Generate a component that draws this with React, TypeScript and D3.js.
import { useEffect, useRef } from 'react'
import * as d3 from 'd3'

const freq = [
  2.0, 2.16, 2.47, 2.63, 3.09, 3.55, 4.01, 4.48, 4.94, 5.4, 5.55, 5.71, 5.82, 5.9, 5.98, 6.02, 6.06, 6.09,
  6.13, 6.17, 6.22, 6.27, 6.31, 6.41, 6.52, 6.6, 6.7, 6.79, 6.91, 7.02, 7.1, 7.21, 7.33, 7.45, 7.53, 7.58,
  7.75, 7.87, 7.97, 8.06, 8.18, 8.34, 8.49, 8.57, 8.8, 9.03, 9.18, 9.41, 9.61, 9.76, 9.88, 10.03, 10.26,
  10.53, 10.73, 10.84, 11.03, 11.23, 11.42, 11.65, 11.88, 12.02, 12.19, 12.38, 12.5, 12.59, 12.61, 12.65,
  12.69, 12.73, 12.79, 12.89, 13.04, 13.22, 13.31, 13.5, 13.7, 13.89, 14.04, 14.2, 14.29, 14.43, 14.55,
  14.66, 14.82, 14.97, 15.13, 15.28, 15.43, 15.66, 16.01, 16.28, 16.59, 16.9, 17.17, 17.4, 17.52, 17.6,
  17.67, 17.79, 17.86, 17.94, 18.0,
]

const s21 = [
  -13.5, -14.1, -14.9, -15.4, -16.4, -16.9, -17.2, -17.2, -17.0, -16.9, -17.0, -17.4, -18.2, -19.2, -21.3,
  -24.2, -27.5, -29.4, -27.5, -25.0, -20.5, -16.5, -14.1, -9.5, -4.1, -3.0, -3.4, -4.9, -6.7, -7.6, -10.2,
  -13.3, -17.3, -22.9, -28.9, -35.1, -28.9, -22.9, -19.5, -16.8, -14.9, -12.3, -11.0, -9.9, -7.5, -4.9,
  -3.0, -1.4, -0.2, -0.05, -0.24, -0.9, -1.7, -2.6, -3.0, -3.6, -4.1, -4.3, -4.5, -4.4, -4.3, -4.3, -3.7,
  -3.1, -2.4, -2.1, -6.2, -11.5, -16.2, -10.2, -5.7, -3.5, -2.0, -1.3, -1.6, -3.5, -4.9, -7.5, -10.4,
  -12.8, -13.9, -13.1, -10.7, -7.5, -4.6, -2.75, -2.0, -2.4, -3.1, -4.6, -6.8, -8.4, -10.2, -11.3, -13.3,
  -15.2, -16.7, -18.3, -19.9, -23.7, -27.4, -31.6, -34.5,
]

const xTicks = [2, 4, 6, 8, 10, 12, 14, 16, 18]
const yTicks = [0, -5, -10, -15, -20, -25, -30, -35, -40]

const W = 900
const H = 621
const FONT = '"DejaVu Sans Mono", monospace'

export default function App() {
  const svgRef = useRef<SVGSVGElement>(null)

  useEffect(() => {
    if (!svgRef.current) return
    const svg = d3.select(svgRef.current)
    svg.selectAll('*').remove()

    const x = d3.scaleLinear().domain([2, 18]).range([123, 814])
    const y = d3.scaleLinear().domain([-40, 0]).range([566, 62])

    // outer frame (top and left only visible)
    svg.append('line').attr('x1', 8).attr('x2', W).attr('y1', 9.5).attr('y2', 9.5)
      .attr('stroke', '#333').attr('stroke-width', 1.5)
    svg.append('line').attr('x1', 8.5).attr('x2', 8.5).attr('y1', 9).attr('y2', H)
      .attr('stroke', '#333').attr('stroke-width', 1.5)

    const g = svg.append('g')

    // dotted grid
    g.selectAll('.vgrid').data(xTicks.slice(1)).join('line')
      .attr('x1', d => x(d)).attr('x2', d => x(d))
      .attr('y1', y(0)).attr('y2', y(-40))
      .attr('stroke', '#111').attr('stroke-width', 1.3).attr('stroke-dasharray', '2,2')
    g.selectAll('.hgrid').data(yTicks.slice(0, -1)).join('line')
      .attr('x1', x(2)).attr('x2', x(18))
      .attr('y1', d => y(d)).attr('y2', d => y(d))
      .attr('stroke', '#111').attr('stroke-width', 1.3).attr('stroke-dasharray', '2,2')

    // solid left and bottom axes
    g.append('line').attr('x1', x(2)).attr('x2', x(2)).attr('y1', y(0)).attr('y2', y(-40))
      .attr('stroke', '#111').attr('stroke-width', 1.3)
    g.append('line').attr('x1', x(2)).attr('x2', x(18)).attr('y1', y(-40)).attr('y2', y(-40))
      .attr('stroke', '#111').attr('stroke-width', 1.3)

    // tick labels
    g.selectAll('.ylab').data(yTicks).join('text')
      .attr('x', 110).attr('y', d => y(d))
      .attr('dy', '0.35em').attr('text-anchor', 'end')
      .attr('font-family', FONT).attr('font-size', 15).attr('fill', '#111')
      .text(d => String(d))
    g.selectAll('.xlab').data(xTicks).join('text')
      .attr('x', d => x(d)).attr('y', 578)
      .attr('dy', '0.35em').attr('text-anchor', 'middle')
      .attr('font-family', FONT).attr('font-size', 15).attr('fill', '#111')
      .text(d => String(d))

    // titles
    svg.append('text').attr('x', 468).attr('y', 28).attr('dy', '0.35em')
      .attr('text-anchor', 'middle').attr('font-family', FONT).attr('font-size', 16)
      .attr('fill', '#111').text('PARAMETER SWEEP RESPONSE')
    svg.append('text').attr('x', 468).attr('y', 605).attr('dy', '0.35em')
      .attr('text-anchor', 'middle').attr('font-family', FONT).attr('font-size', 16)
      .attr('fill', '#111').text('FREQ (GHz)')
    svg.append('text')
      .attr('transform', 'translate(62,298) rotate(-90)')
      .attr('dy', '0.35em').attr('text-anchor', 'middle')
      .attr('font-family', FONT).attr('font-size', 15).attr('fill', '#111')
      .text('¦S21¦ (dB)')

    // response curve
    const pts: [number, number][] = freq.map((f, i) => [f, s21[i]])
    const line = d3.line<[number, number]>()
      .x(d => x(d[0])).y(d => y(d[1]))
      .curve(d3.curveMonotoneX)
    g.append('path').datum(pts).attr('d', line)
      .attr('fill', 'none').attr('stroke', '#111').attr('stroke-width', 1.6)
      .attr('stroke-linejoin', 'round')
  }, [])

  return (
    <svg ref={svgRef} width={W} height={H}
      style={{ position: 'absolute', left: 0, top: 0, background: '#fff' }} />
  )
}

= WHAT TO PRODUCE =
Copy out only the lines running from the beginning of the data to the line with "import * as d3 from 'd3'", both ends included.

= FULL RESPONSE =
Generate a component that draws this with React, TypeScript and D3.js.
import { useEffect, useRef } from 'react'
import * as d3 from 'd3'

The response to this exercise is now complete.